FOR IMMEDIATE RELEASE
October 06, 2020

Contact:
Tim Kauffman

202-639-6405/202-374-6491
[email protected]

Mississippi Federal Prison Understaffed, Overworked, and Risking Coronavirus Outbreak It is Unprepared to Handle, Union Says

Categories: Coronavirus

Inmate transfers and in-person visitations taxing short-staffed FCC Yazoo City

WASHINGTON – Correctional officers at Federal Correctional Complex Yazoo City are struggling to cope with a mass influx of inmates, severe staffing shortages, and the resumption of inmate visitations – all during a global pandemic that is endangering the health and safety of officers, inmates, and the community.

The Bureau of Prisons changed the mission of the Mississippi prison complex – which houses a mix of low-, medium-, and high-security inmates – to a Care Level II low-security level institution and hold-over facility on Sept. 1. With this change, about 400 inmates were bussed into the complex from other BOP facilities, while medium-security inmates who were evacuated from the Federal Correctional Institution in Marianna, Fla., following a 2018 hurricane were returned there at the beginning of October.

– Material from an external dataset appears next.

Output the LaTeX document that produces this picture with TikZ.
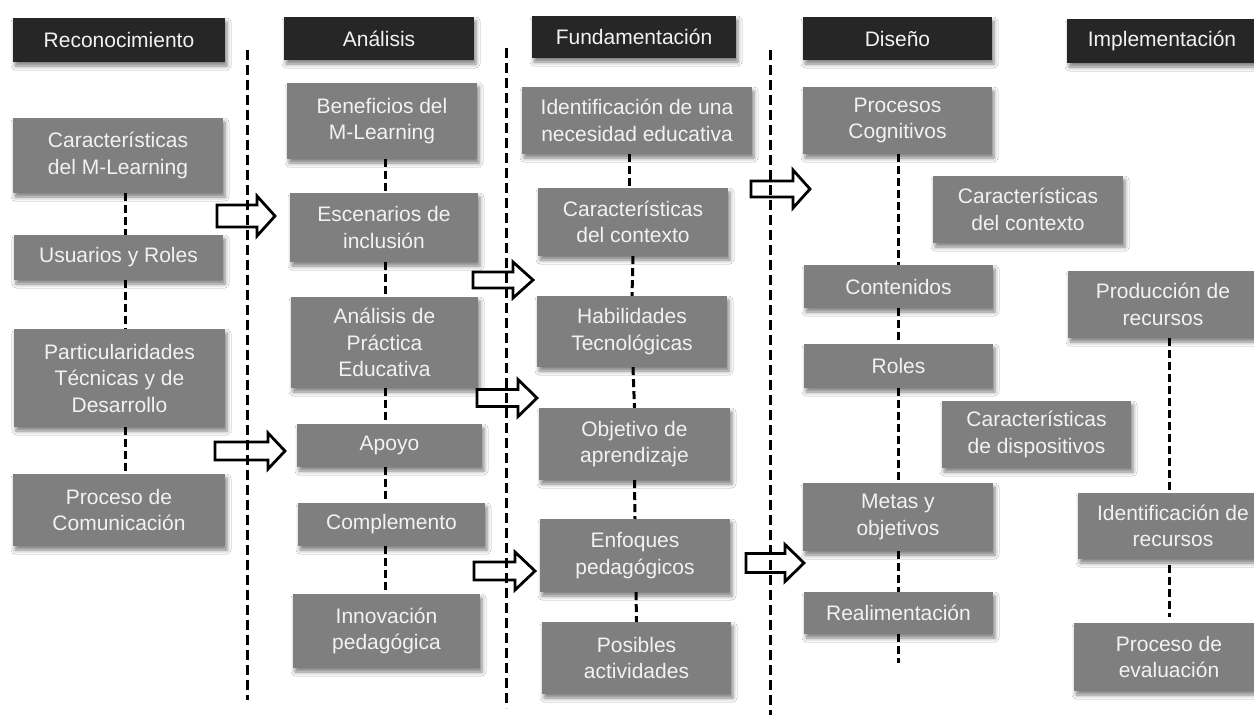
\documentclass[tikz,border=0pt]{standalone}
\usepackage{fontspec}
\setmainfont{Liberation Sans}
\usetikzlibrary{shadows.blur}
\definecolor{boxgray}{HTML}{7F7F7F}
\definecolor{headdark}{HTML}{262626}
\definecolor{txtlight}{HTML}{F2F2F2}
\newcommand\myarrow[6]{%
  \draw[blockarr] (#1,{#4-#5}) -- (#2,{#4-#5}) -- (#2,{#4-#6}) -- (#3,#4) -- (#2,{#4+#6}) -- (#2,{#4+#5}) -- (#1,{#4+#5}) -- cycle;}
\tikzset{
  base/.style={inner sep=0pt, align=center, text=txtlight,
    font=\fontsize{21}{26.5}\selectfont,
    blur shadow={shadow xshift=2pt, shadow yshift=-4pt, shadow blur radius=4pt, shadow opacity=50}},
  headbox/.style={base, fill=headdark},
  graybox/.style={base, fill=boxgray},
  conn/.style={draw=black, line width=3pt, dash pattern=on 8pt off 4pt},
  divider/.style={draw=black, line width=3pt, dash pattern=on 10pt off 5pt},
  blockarr/.style={draw=black, line width=2.8pt, fill=white, line join=miter}
}
\begin{document}
\begin{tikzpicture}[x=1pt,y=-1pt]
\useasboundingbox[fill=white] (0,0) rectangle (1254,715);
% headers
\node[headbox, minimum width=212, minimum height=44] (h1) at (119,40) {Reconocimiento};
\node[headbox, minimum width=190, minimum height=43] (h2) at (379,38.5) {Análisis};
\node[headbox, minimum width=204, minimum height=42] (h3) at (634,37) {Fundamentación};
\node[headbox, minimum width=189, minimum height=43] (h4) at (897.5,38.5) {Diseño};
\node[headbox, minimum width=190, minimum height=44] (h5) at (1162,41) {Implementación};
% column 1
\node[graybox, minimum width=210, minimum height=75] (a1) at (118,155.5) {Características\\del M-Learning};
\node[graybox, minimum width=209, minimum height=45] (a2) at (118.5,257.5) {Usuarios y Roles};
\node[graybox, minimum width=211, minimum height=98] (a3) at (119.5,378) {Particularidades\\Técnicas y de\\Desarrollo};
\node[graybox, minimum width=212, minimum height=72] (a4) at (119,510) {Proceso de\\Comunicación};
% column 2
\node[graybox, minimum width=190, minimum height=76] (b1) at (382,121) {Beneficios del\\M-Learning};
\node[graybox, minimum width=188, minimum height=69] (b2) at (384,227.5) {Escenarios de\\inclusión};
\node[graybox, minimum width=187, minimum height=91] (b3) at (384.5,342.5) {Análisis de\\Práctica\\Educativa};
\node[graybox, minimum width=185, minimum height=43] (b4) at (389.5,445.5) {Apoyo};
\node[graybox, minimum width=187, minimum height=43] (b5) at (391.5,524.5) {Complemento};
\node[graybox, minimum width=187, minimum height=74] (b6) at (386.5,631) {Innovación\\pedagógica};
% column 3
\node[graybox, minimum width=230, minimum height=67] (c1) at (637,120.5) {Identificación de una\\necesidad educativa};
\node[graybox, minimum width=190, minimum height=68] (c2) at (633,222) {Características\\del contexto};
\node[graybox, minimum width=190, minimum height=71] (c3) at (632,331.5) {Habilidades\\Tecnológicas};
\node[graybox, minimum width=191, minimum height=72] (c4) at (634.5,444) {Objetivo de\\aprendizaje};
\node[graybox, minimum width=190, minimum height=73] (c5) at (635,555.5) {Enfoques\\pedagógicos};
\node[graybox, minimum width=189, minimum height=72] (c6) at (636.5,658) {Posibles\\actividades};
% column 4
\node[graybox, minimum width=189, minimum height=67] (d1) at (897.5,120.5) {Procesos\\Cognitivos};
\node[graybox, minimum width=190, minimum height=67] (d2) at (1028,209.5) {Características\\del contexto};
\node[graybox, minimum width=189, minimum height=43] (d3) at (898.5,286.5) {Contenidos};
\node[graybox, minimum width=189, minimum height=44] (d4) at (898.5,366) {Roles};
\node[graybox, minimum width=189, minimum height=67] (d5) at (1036.5,434.5) {Características\\de dispositivos};
\node[graybox, minimum width=190, minimum height=68] (d6) at (898,517) {Metas y\\objetivos};
\node[graybox, minimum width=189, minimum height=42] (d7) at (898.5,613) {Realimentación};
% column 5
\node[graybox, minimum width=190, minimum height=67] (e1) at (1163,304.5) {Producción de\\recursos};
\node[graybox, minimum width=190, minimum height=66] (e2) at (1173,526) {Identificación de\\recursos};
\node[graybox, minimum width=190, minimum height=68] (e3) at (1169,657) {Proceso de\\evaluación};
% column x coordinates
\coordinate (x1) at (125,0);
\coordinate (x2) at (385,0);
\coordinate (x3) at (629,0);
\coordinate (x4) at (898,0);
\coordinate (x5) at (1169,0);
\coordinate (d7end) at (898,663);
% connectors
\draw[conn] (a1.south -| x1) -- (a2.north -| x1);
\draw[conn] (a2.south -| x1) -- (a3.north -| x1);
\draw[conn] (a3.south -| x1) -- (a4.north -| x1);
\draw[conn] (b1.south -| x2) -- (b2.north -| x2);
\draw[conn] (b2.south -| x2) -- (b3.north -| x2);
\draw[conn] (b3.south -| x2) -- (b4.north -| x2);
\draw[conn] (b4.south -| x2) -- (b5.north -| x2);
\draw[conn] (b5.south -| x2) -- (b6.north -| x2);
\draw[conn] (c1.south -| x3) -- (c2.north -| x3);
\draw[conn] (c2.south) -- (c3.north);
\draw[conn] ([xshift=1pt]c3.south) -- (c4.north);
\draw[conn] (c4.south) -- (c5.north);
\draw[conn] ([xshift=1pt]c5.south) -- (c6.north);
\draw[conn] (d1.south -| x4) -- (d3.north -| x4);
\draw[conn] (d3.south -| x4) -- (d4.north -| x4);
\draw[conn] (d4.south -| x4) -- (d6.north -| x4);
\draw[conn] (d6.south -| x4) -- (d7.north -| x4);
\draw[conn] (d7.south -| x4) -- (d7end);
\draw[conn] (e1.south -| x5) -- (e2.north -| x5);
\draw[conn] ([yshift=-6pt]e2.south -| x5) -- ([yshift=6pt]e3.north -| x5);
% block arrows
\myarrow{217}{257}{275}{216}{11}{20}
\myarrow{215}{268}{285}{451}{9}{18}
\myarrow{473}{513}{533}{280}{8}{18}
\myarrow{477}{518}{537}{398}{8.5}{18.5}
\myarrow{474}{515}{535}{571}{9}{19}
\myarrow{751}{793}{810}{189}{8}{19}
\myarrow{746}{785}{804}{563}{9.5}{18.5}
% dividers
\coordinate (v1t) at (247,50);
\coordinate (v1b) at (247,700);
\coordinate (v2t) at (506,48);
\coordinate (v2b) at (506,708);
\coordinate (v3t) at (770,50);
\coordinate (v3b) at (770,715);
\draw[divider] (v1t) -- (v1b);
\draw[divider] (v2t) -- (v2b);
\draw[divider] (v3t) -- (v3b);
\end{tikzpicture}
\end{document}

FCC Yazoo City currently is short 134 staff, yet due to the influx of inmates it now has 11 of its 12 housing units in operation, up from a maximum of four units prior to Sept. 1. Staff are working 16 hours or more daily, seven days a week, and employees who were hired for non-officer positions such has teachers, secretaries, and accountants have been required to take on correctional officer duties under a process called augmentation, said Cyndee Price, president of American Federation of Government Employees Local 1013, which represents workers at the prison complex.

“It is highly unfeasible for the Agency to take on more inmates when the staffing level has not been increased. This increases the inherent workload and changes the working conditions of the staff here at FCC Yazoo City,” Price wrote in letters to Gov. Tate Reeves and the state’s U.S. congressional representatives. “We do not have the staffing compliment to fulfill the needs of this institution, without causing undue stressors onto the staff.”

In addition, the prison complex announced that on Oct. 3 it would be resuming inmate visitations, which had been suspended this spring due to the coronavirus. Price said the complex has no contingency plan in place to deal with an outbreak of COVID-19 and that its safety department recently failed a test of its coronavirus safety procedures conducted by BOP regional medial officials.

“Our Safety Department is not equipped to contain and minimize the spread within the facility. It is surely not equipped to decrease the potential spread from hundreds of individuals who are coming from across the country into our facilities,” Price wrote in a separate letter to the elected officials.

Price called on elected leaders from the state to pressure the prison to end in-person visitations and cease the transferring of inmates into the facility until the threat of the virus has passed.